The most common: - Kotlin for most of the backend code, but Java for shared libs. We still use Java 8 for some libs which may be used in Android, that's an unfortunate reality

- Gradle for build config

- Spring for application architecture

And few things that may significantly improve your dev process, but are not so common:

- Spring Reactor (and Webflux) for processing data and requests. Takes a time to learn, but it worth it

- Thymeleaf for UI

- Spock for testing. Highly recommended for designing tests

- Testcontainers for integration tests

- Micrometer to see what's going on with your app. I.e., to export all internal metrics to use with Prometheus/Grafana/etc

For the environment

- SDKMan to manager the environment

- Gradle Application plugin or Google's Jib to pacakge your app. First prepares a Zip with all binaries, second a Docker container

- IntelliJ IDEA

- Github Actions - turns out to be the most usable CI. Though the Jetbrains TeamCity may be better for a large team

1 comments

> Kotlin for most of the backend code, but Java for shared libs.
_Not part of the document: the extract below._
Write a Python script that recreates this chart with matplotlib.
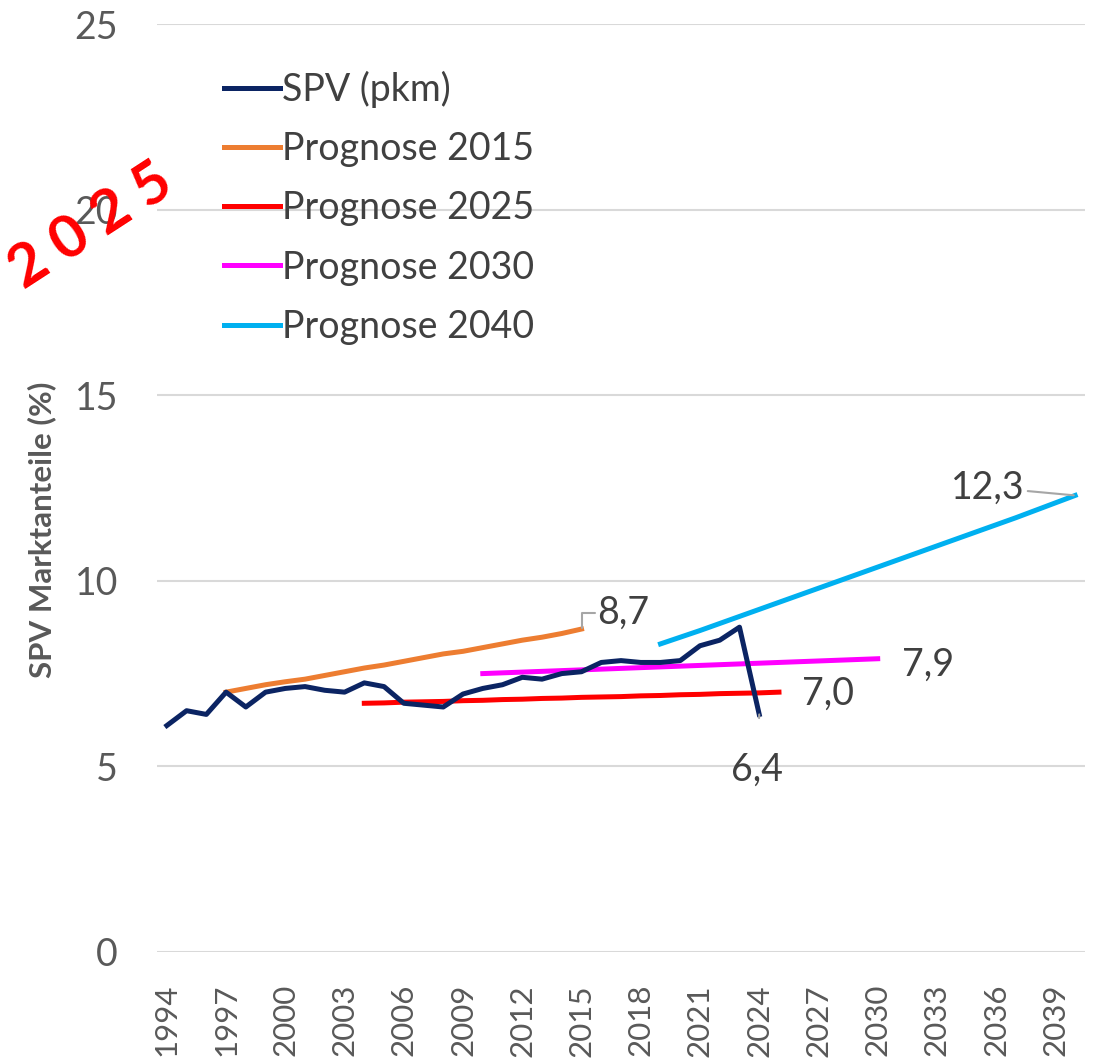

We still use Java 8 for some libs which may be used in Android, that's an unfortunate reality

Considering Kotlin is a supported, first-class language on Android, why not write your shared libs in Kotlin as well?

I'm talking about open-source libs, i.e., I don't know who is going to use the lib, which env and target language they have, etc.

So I think that Java is the best middle ground here because it guaranties the full support of JVM features and 3rd party tools. I mean just avoiding a risk that it would be incompatible with something.